start
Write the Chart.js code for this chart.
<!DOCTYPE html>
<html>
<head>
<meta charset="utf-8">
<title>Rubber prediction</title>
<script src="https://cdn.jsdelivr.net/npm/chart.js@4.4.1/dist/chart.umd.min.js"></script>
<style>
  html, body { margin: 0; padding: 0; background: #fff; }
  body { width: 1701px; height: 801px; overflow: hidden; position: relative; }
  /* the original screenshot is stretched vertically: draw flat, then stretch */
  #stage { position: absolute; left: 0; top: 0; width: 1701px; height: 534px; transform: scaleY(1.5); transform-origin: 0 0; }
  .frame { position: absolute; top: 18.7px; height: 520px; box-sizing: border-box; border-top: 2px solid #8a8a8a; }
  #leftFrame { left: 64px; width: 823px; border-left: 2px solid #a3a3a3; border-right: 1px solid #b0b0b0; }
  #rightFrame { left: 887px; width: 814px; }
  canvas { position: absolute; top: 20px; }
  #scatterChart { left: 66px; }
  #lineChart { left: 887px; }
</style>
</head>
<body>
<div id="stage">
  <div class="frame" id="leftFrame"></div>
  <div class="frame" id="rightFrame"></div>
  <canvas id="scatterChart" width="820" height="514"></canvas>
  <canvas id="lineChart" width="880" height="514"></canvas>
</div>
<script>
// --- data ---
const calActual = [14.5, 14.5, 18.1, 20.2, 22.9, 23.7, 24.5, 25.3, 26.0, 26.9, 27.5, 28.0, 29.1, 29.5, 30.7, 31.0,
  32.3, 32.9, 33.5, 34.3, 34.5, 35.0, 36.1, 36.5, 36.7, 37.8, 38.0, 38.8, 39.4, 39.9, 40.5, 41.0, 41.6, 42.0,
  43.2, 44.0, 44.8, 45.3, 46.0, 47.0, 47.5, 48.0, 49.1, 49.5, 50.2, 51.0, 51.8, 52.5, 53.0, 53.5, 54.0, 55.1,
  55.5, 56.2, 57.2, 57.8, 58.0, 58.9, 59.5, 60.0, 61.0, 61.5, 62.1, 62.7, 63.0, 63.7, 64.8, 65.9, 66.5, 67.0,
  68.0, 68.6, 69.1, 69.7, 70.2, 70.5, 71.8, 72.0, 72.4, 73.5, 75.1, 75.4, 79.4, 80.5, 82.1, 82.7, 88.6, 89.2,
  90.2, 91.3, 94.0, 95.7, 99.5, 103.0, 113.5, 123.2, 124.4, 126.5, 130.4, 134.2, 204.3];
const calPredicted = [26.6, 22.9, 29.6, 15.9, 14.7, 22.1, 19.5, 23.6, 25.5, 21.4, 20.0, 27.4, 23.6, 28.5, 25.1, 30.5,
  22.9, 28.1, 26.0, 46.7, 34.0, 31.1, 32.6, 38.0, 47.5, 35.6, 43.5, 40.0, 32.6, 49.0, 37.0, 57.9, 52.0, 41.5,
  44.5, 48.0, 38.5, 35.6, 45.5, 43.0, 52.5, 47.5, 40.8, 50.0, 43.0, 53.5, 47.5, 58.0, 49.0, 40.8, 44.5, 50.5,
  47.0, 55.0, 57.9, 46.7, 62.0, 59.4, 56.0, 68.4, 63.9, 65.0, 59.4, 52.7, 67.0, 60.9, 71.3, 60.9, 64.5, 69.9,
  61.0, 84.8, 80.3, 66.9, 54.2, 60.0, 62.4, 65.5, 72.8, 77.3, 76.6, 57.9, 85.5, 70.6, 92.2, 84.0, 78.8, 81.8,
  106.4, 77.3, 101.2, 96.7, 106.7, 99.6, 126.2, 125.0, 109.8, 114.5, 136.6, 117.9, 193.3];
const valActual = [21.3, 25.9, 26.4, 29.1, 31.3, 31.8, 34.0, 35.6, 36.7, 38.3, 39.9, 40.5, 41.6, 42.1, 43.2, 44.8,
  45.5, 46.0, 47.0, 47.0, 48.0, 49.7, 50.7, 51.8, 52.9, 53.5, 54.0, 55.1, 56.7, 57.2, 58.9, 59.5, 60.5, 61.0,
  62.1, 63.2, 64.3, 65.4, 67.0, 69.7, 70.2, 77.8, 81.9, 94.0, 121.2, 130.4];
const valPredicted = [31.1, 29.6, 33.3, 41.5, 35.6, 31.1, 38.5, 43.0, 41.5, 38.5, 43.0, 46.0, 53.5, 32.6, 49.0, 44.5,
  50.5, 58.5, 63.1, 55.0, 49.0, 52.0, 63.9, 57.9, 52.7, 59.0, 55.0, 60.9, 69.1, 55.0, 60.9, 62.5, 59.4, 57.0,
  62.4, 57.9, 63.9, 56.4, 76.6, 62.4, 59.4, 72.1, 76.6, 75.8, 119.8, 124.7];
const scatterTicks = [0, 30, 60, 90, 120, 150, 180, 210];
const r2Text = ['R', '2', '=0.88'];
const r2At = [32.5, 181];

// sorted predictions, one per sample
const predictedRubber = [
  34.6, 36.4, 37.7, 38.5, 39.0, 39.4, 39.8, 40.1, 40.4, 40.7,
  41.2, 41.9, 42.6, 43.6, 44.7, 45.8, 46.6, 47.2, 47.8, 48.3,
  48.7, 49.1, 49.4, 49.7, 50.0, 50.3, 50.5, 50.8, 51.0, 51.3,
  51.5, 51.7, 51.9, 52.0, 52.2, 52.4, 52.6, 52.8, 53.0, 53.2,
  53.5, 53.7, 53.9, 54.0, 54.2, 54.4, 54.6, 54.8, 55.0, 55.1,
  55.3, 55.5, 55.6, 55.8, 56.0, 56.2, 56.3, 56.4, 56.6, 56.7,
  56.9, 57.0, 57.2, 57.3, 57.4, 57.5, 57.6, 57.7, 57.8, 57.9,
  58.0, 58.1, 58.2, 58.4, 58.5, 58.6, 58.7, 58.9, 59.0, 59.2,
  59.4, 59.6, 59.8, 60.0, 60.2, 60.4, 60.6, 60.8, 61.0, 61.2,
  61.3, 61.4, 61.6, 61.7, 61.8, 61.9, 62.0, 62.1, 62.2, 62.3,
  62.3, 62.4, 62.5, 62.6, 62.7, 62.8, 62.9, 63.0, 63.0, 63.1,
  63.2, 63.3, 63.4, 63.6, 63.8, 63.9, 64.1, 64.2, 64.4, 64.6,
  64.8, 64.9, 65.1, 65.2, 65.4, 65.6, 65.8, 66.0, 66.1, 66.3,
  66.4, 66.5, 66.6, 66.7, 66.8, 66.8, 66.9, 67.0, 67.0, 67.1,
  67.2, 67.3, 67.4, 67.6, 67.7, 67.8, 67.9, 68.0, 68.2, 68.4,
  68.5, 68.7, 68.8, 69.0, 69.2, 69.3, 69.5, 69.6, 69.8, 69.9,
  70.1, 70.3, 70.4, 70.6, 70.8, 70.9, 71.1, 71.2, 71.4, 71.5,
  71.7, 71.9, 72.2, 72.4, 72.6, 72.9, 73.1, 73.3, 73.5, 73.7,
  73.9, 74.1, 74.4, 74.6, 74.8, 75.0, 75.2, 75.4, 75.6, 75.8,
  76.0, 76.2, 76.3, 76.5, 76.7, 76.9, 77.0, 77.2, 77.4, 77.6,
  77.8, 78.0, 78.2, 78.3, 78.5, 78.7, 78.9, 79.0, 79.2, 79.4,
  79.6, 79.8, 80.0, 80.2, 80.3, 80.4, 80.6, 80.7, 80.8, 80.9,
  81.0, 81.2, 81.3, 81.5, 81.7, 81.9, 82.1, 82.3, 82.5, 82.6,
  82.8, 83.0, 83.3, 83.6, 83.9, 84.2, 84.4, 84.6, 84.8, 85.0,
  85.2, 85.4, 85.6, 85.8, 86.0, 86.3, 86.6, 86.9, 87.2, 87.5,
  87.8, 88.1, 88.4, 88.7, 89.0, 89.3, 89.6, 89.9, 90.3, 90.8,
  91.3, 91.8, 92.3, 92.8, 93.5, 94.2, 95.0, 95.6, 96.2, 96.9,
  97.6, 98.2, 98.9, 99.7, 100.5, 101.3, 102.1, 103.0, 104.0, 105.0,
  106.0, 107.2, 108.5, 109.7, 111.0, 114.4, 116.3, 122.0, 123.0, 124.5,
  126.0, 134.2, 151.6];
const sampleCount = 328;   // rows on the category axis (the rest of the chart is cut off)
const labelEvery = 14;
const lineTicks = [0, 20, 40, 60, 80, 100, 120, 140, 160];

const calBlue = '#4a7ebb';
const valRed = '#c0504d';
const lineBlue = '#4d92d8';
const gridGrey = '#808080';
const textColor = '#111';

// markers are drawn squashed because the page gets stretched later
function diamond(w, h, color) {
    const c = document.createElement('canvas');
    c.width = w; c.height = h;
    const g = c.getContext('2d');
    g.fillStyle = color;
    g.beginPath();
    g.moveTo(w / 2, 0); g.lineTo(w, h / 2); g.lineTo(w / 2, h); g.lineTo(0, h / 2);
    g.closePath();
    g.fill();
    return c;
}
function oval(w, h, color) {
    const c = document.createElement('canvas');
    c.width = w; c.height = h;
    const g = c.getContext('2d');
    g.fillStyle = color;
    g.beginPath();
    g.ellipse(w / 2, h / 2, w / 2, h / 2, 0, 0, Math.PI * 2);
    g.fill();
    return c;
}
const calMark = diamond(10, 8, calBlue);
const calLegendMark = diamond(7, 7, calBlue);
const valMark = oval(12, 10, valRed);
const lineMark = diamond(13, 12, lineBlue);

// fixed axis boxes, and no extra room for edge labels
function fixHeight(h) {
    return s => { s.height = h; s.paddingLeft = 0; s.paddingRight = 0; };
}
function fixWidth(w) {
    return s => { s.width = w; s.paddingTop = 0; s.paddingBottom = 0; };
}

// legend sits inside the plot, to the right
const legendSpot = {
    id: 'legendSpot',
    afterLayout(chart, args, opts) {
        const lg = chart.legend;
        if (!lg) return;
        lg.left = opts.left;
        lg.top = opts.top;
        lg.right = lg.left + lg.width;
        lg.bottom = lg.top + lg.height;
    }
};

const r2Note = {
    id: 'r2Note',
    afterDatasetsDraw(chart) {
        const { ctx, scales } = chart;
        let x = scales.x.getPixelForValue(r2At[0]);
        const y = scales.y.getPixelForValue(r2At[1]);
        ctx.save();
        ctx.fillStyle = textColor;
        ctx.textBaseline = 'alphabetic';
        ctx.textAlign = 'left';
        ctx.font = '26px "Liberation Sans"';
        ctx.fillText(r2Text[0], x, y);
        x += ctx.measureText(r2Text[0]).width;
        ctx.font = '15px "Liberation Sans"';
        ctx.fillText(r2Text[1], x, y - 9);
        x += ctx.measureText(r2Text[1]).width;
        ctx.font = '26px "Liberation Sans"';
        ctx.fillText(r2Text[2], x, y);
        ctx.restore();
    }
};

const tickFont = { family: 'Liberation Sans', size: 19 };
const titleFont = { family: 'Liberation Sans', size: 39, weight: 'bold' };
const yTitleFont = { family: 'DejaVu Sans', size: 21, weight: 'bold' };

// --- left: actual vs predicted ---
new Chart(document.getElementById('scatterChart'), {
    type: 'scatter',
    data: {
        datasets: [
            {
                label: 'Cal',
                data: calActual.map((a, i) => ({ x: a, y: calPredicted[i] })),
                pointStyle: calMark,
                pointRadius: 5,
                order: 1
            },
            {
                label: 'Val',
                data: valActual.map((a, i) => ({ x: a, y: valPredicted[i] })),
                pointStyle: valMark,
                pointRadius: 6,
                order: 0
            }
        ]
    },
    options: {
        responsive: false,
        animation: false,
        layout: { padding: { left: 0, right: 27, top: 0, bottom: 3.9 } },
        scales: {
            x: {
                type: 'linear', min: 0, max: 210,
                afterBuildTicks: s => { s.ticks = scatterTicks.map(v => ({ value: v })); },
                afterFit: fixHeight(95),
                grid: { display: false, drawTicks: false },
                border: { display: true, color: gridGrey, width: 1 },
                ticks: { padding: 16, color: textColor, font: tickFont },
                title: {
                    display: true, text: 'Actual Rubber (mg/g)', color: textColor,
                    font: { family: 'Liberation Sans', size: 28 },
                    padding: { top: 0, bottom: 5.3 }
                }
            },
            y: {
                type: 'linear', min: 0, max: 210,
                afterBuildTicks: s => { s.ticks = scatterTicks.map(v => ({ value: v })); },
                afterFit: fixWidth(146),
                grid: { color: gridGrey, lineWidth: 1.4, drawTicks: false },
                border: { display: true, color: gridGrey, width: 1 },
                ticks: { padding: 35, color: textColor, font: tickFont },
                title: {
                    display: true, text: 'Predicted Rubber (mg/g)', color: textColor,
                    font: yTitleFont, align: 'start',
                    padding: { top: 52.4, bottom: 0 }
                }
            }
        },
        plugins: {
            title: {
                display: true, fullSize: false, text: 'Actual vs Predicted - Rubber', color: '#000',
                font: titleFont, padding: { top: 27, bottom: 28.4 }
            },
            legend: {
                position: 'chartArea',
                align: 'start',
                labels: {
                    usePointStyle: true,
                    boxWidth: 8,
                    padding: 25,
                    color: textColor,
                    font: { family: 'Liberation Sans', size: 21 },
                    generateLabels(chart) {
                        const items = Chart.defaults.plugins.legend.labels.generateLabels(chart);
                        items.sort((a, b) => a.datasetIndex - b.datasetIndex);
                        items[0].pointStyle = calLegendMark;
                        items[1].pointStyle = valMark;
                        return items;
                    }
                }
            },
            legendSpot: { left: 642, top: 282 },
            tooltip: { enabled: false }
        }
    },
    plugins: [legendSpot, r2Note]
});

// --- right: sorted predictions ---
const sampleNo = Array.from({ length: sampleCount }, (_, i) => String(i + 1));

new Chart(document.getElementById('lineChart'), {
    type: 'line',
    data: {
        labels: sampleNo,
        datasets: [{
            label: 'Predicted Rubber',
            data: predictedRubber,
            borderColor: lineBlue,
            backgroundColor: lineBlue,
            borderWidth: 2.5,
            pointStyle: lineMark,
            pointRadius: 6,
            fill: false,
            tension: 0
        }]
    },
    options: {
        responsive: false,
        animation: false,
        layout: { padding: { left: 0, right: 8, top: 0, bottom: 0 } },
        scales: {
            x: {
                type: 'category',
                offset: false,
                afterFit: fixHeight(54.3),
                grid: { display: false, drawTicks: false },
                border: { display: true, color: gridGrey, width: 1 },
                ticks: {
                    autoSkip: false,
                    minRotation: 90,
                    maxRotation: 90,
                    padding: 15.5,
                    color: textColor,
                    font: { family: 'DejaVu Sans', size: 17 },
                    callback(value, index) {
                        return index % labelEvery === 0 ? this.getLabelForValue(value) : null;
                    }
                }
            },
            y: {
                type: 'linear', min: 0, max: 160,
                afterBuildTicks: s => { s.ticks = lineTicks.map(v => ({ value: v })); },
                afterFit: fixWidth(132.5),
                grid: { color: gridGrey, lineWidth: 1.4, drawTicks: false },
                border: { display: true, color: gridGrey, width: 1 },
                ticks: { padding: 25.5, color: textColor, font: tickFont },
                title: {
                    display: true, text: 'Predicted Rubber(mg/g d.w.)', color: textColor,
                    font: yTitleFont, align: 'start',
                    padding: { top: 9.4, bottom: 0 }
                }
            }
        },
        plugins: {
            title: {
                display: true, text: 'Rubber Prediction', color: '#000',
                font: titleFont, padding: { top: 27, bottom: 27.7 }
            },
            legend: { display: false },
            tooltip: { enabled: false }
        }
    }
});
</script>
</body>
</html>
end
◆ **Written instruction**
The required output is the number of lines containing the word "this", and nothing besides.

◆ **Task response**
2